Damit kommt es auf die Frage, ob ein Leistungsausschluss für Kinderwunschbehandlungen darüber hinaus, unabhängig von den tariflichen Bestimmungen, auch aus einem individuell von den Parteien ausgehandelten Leistungsausschluss zu folgern ist, wovon das Landgericht mit Blick auf die Vereinbarung vom 12. Dezember 2007 ausgegangen ist, nicht mehr entscheidungserheblich an.
Auf einen Schadensersatzanspruch wegen eines Beratungsverschuldens der Beklagten kann sich der Kläger ebenfalls nicht erfolgreich berufen.

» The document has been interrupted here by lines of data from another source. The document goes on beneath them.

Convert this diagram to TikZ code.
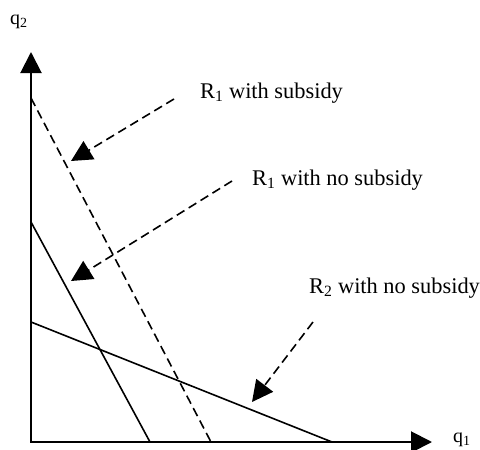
\documentclass[tikz,border=0pt]{standalone}
\usepackage{fontspec}
\setmainfont{Liberation Serif}
\usetikzlibrary{arrows.meta}
\begin{document}
\begin{tikzpicture}[x=1pt,y=-1pt,
  lbl/.style={anchor=base west, inner sep=0pt, font=\fontsize{22.4}{26}\selectfont},
  axislbl/.style={anchor=base west, inner sep=0pt, font=\fontsize{20}{24}\selectfont},
  axis/.style={line width=2pt, -{Triangle[length=21pt,width=21pt]}},
  curve/.style={line width=1.6pt},
  dcurve/.style={line width=1.6pt, dash pattern=on 9pt off 5pt},
  pointer/.style={line width=1.6pt, dash pattern=on 9pt off 5pt, -{Triangle[length=21pt,width=21pt]}}]
\useasboundingbox (0,0) rectangle (480,450);
% axes
\coordinate (O) at (31,442);
\coordinate (ytip) at (31,52);
\coordinate (xtip) at (432,442);
\draw[axis] (O) -- (ytip);
\draw[axis] (30,442) -- (xtip);
\node[axislbl] (q2) at (10,24) {q\textsubscript{2}};
\node[axislbl] (q1) at (453,442) {q\textsubscript{1}};
% lines
\coordinate (r1a) at (31,222);
\coordinate (r1b) at (150,442);
\coordinate (r2a) at (31,322);
\coordinate (r2b) at (332,442);
\coordinate (sa) at (31,98);
\coordinate (sb) at (211,442);
\draw[curve] (r1a) -- (r1b);
\draw[curve] (r2a) -- (r2b);
\draw[dcurve] (sa) -- (sb);
% labels
\node[lbl] (L1) at (200,98) {R\textsubscript{1} with subsidy};
\node[lbl] (L2) at (252,185) {R\textsubscript{1} with no subsidy};
\node[lbl] (L3) at (309,293) {R\textsubscript{2} with no subsidy};
% pointers
\coordinate (p1s) at (174,99);
\coordinate (p1t) at (71,161);
\coordinate (p2s) at (232,181);
\coordinate (p2t) at (71,281);
\coordinate (p3s) at (313,322);
\coordinate (p3t) at (252,402);
\draw[pointer] (p1s) -- (p1t);
\draw[pointer] (p2s) -- (p2t);
\draw[pointer] (p3s) -- (p3t);
\end{tikzpicture}
\end{document}
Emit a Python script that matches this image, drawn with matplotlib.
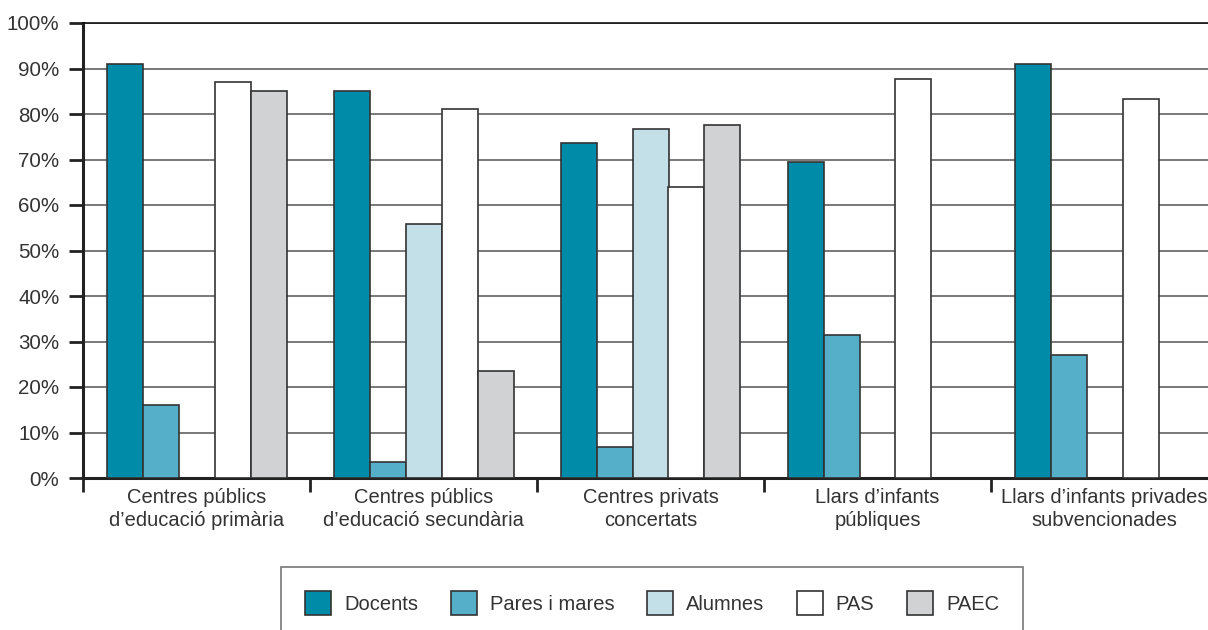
import numpy as np
import matplotlib
matplotlib.use("Agg")
import matplotlib.pyplot as plt

plt.rcParams['font.family'] = ['Liberation Sans', 'DejaVu Sans']
plt.rcParams['text.color'] = '#333333'

categories = ["Centres públics\nd’educació primària",
              "Centres públics\nd’educació secundària",
              "Centres privats\nconcertats",
              "Llars d’infants\npúbliques",
              "Llars d’infants privades\nsubvencionades"]
series = ["Docents", "Pares i mares", "Alumnes", "PAS", "PAEC"]
docents = [91, 85, 73.6, 69.5, 91]
pares = [16, 3.5, 6.8, 31.4, 27]
alumnes = [0, 55.8, 76.7, 0, 0]
pas = [87, 81.2, 64, 87.6, 83.4]
paec = [85, 23.5, 77.6, 0, 0]
values = [docents, pares, alumnes, pas, paec]
colors = ["#008BA8", "#56AFC8", "#C3E0E8", "#FFFFFF", "#D1D2D4"]

fig = plt.figure(figsize=(12.08, 6.3), dpi=100)
ax = fig.add_axes([83/1208, 1-478/630, 1135/1208, 455/630])

x = np.arange(len(categories)) + 0.5
w = 36/227
for k, (name, vals, c) in enumerate(zip(series, values, colors)):
    v = np.array(vals, dtype=float)
    h = np.where(v > 0, v, np.nan)
    ax.bar(x + (k-2)*w, h, w, color=c, edgecolor='#333333', linewidth=1.2,
           label=name, zorder=3)

ax.set_xlim(0, 5)
ax.set_ylim(0, 100)
ax.set_yticks(np.arange(0, 101, 10))
ax.set_yticklabels([f"{v}%" for v in range(0, 101, 10)])
ax.yaxis.grid(True, color='#555555', linewidth=1.1)
ax.set_axisbelow(True)

ax.set_xticks(np.arange(0, 6))
ax.set_xticklabels([])
ax.set_xticks(x, minor=True)
ax.set_xticklabels(categories, minor=True, fontsize=14.5, color='#333333',
                   linespacing=1.3)
ax.tick_params(axis='x', which='major', length=10, width=2, color='#222222', direction='out')
ax.tick_params(axis='x', which='minor', length=0, pad=7)
ax.tick_params(axis='y', length=10, width=2, color='#222222', labelsize=14.8,
               labelcolor='#333333', pad=7)

for s in ['left', 'bottom']:
    ax.spines[s].set_linewidth(2.2)
    ax.spines[s].set_color('#222222')
ax.spines['top'].set_linewidth(1.2)
ax.spines['top'].set_color('#111111')
ax.spines['right'].set_visible(False)

leg = fig.legend(loc='upper left', bbox_to_anchor=(281/1208, 1-567/630), ncol=5,
                 fontsize=14.5, handlelength=1.3, handleheight=1.45,
                 handletextpad=0.65, columnspacing=1.6, borderpad=1.2,
                 borderaxespad=0, frameon=True, fancybox=False)
leg.get_frame().set_edgecolor('#555555')
leg.get_frame().set_linewidth(1.2)

fig.savefig("out.png", dpi=100)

Dabei mag dahinstehen, ob auf Seiten des Klägers wegen des eingeschränkten Leistungsumfanges überhaupt konkreter Beratungsbedarf bezogen auf die nicht umfassten Kosten einer Kinderwunschbehandlung bestand. Denn der Abschluss der gegenständlichen Versicherung ist - was von den Parteien auf Befragen im mündlichen Termin übereinstimmend klargestellt worden ist - von einem Makler vermittelt worden. Danach hätte eine Beratungspflicht allein den, im rechtlichen Lager des Klägers stehenden Makler treffen können, wohingegen die Beklagte als Versicherer von einer ausreichenden Beratung durch den Makler ausgehen durfte und deshalb keine eigene Beratung schuldete.
III.
Die Kostenentscheidung folgt aus § 97 Abs. 1 ZPO. Der Ausspruch zur vorläufigen Vollstreckbarkeit dieses und des angefochtenen Urteils beruht auf den §§ 708 Nr. 10, 713 ZPO in Verb. mit § 26 Nr.8 EGZPO.
Die Revision lässt der Senat nicht zu. Die Sache wirft keine entscheidungserheblichen Rechtsfragen grundsätzlicher Bedeutung auf noch verlangen die Fortbildung des Rechts oder die Wahrung der Einheitlichkeit der Rechtsprechung eine Entscheidung des Revisionsgerichts.